So, after seeing the GeneralReLU
today, I had a brilliant idea that I’m sure many other people had before me.
If we have this leak hyper-parameter, why don’t we make it part of the training and let the optimizer find the proper value?
class PGeneralRelu(nn.Module):
def __init__(self, leak=0., sub=0., maxv=None):
super().__init__()
self.leak = nn.Parameter(torch.tensor(leak))
self.sub = sub
self.maxv = maxv
def forward(self, x):
# x = F.leaky_relu(x,self.leak) if self.leak is not None else F.relu(x)

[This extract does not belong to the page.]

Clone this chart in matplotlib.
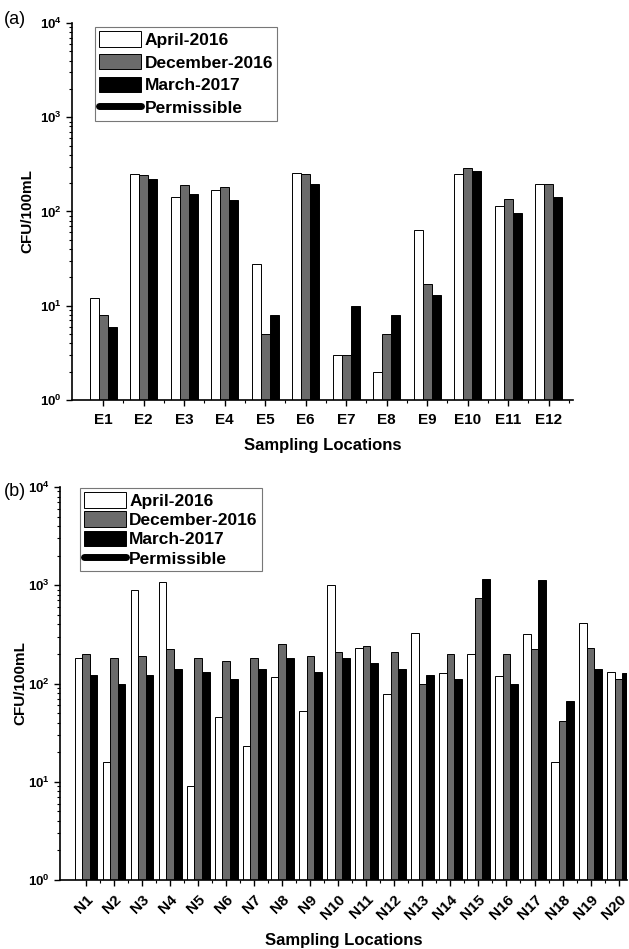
import matplotlib
matplotlib.use("Agg")
import matplotlib.pyplot as plt
from matplotlib.lines import Line2D
from matplotlib.ticker import LogLocator, NullFormatter, FixedLocator
import numpy as np

plt.rcParams['font.family'] = ['Liberation Sans', 'DejaVu Sans']
plt.rcParams['font.weight'] = 'bold'

# Panel (a) data
e_sites = ['E1', 'E2', 'E3', 'E4', 'E5', 'E6', 'E7', 'E8', 'E9', 'E10', 'E11', 'E12']
e_apr2016 = [12, 252, 144, 170, 28, 257, 3, 2, 63, 252, 113, 197]
e_dec2016 = [8, 243, 192, 183, 5, 247, 3, 5, 17, 286, 137, 195]
e_mar2017 = [6, 222, 153, 133, 8, 195, 10, 8, 13, 266, 97, 143]

# Panel (b) data
n_sites = ['N1', 'N2', 'N3', 'N4', 'N5', 'N6', 'N7', 'N8', 'N9', 'N10',
           'N11', 'N12', 'N13', 'N14', 'N15', 'N16', 'N17', 'N18', 'N19', 'N20']
n_apr2016 = [181, 16, 903, 1081, 9, 46, 23, 116, 53, 1016,
             231, 78, 325, 128, 199, 118, 318, 16, 414, 130]
n_dec2016 = [200, 181, 191, 222, 181, 170, 181, 251, 191, 210,
             240, 210, 100, 200, 738, 200, 222, 42, 231, 110]
n_mar2017 = [121, 100, 121, 141, 130, 110, 141, 181, 130, 181,
             160, 141, 121, 110, 1170, 100, 1143, 66, 141, 128]

series_labels = ['April-2016', 'December-2016', 'March-2017']
series_colors = ['white', '#6b6b6b', 'black']
permissible_label = 'Permissible'

fig = plt.figure(figsize=(6.29, 9.49), dpi=100)
W, H = 629, 949

def make_ax(l, r, t, b):
    return fig.add_axes([l / W, 1 - b / H, (r - l) / W, (b - t) / H])

ax1 = make_ax(72, 573, 23, 400)
ax2 = make_ax(60, 627, 487, 880)

def draw(ax, sites, series, bw, xlim, rot, leg_anchor, lsp):
    x = np.arange(len(sites))
    for k, (vals, lab, col) in enumerate(zip(series, series_labels, series_colors)):
        ax.bar(x + (k - 1) * bw, vals, width=bw, color=col, edgecolor='black',
               linewidth=0.7, label=lab, zorder=2)
    ax.set_yscale('log')
    ax.set_ylim(1, 1e4)
    ax.set_xlim(*xlim)
    ax.set_xticks(x)
    if rot:
        ax.set_xticklabels(sites, rotation=45, ha='right', rotation_mode='anchor',
                           fontsize=11, fontweight='bold')
    else:
        ax.set_xticklabels(sites, fontsize=11, fontweight='bold')
    ax.xaxis.set_minor_locator(FixedLocator(x + 0.5))
    ax.yaxis.set_major_locator(LogLocator(base=10, numticks=10))
    ax.yaxis.set_minor_locator(LogLocator(base=10, subs=np.arange(2, 10), numticks=20))
    ax.yaxis.set_minor_formatter(NullFormatter())
    ax.tick_params(axis='both', which='major', direction='out', length=4, width=1.0,
                   labelsize=9.5)
    ax.tick_params(axis='x', which='major', labelsize=11, pad=5)
    ax.tick_params(axis='both', which='minor', direction='out', length=2.5, width=0.8)
    for lbl in ax.get_yticklabels():
        lbl.set_fontweight('bold')
    ax.spines['top'].set_visible(False)
    ax.spines['right'].set_visible(False)
    ax.spines['left'].set_linewidth(1.2)
    ax.spines['bottom'].set_linewidth(1.2)
    ax.set_ylabel('CFU/100mL', fontsize=11, fontweight='bold')
    ax.set_xlabel('Sampling Locations', fontsize=12, fontweight='bold', labelpad=8)
    handles, labels = ax.get_legend_handles_labels()
    handles.append(Line2D([], [], color='black', lw=5, solid_capstyle='round'))
    labels.append(permissible_label)
    leg = ax.legend(handles, labels, loc='upper left', bbox_to_anchor=leg_anchor,
                    fancybox=False, edgecolor='#777777', framealpha=1,
                    prop={'weight': 'bold', 'size': 12.5}, handlelength=2.4,
                    handleheight=1.0, labelspacing=lsp, handletextpad=0.2,
                    borderpad=0.25, borderaxespad=0)
    leg.get_frame().set_linewidth(0.8)

draw(ax1, e_sites, [e_apr2016, e_dec2016, e_mar2017], 0.22, (-0.77, 11.6), False,
     (0.046, 0.99), 0.35)
draw(ax2, n_sites, [n_apr2016, n_dec2016, n_mar2017], 0.27, (-0.93, 19.3), True,
     (0.035, 0.998), 0.15)

ax1.yaxis.set_label_coords(-0.075, 0.5)
ax2.yaxis.set_label_coords(-0.058, 0.5)

fig.text(4 / W, 1 - 19 / H, '(a)', fontsize=13, fontweight='normal', va='center')
fig.text(4 / W, 1 - 492 / H, '(b)', fontsize=13, fontweight='normal', va='center')

fig.savefig('out.png', dpi=100)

x = torch.max(x * self.leak, x)
x.sub_(self.sub)
if self.maxv is not None: x.clamp_max_(self.maxv)
return x
And it indeed does work and finds some values for leak:
for m in model.modules():
if isinstance(m, PGeneralRelu): print(m.leak.item())
0.04131656885147095
0.13582824170589447
-0.10154463350772858
-0.16783204674720764
What’s interesting, for the last 2 layers, the leak is actually negative, so the function looks like this:

But of course, the reason we never hear about this idea is that it does not seem to work. The results are close to the normal GeneralReLU(0.1, 0.4)
, but never quite reach it.
I’ve tried a variant with learnable sub
too, but it’s very unstable if the layer before the non-linearity has a bias term, as the sub and the bias end up fighting and growing opposite ways until numeric instability kicks in.
Any idea why it does not seem to improve the results, and also, why the last 2 layers learn a non-monotonic activation?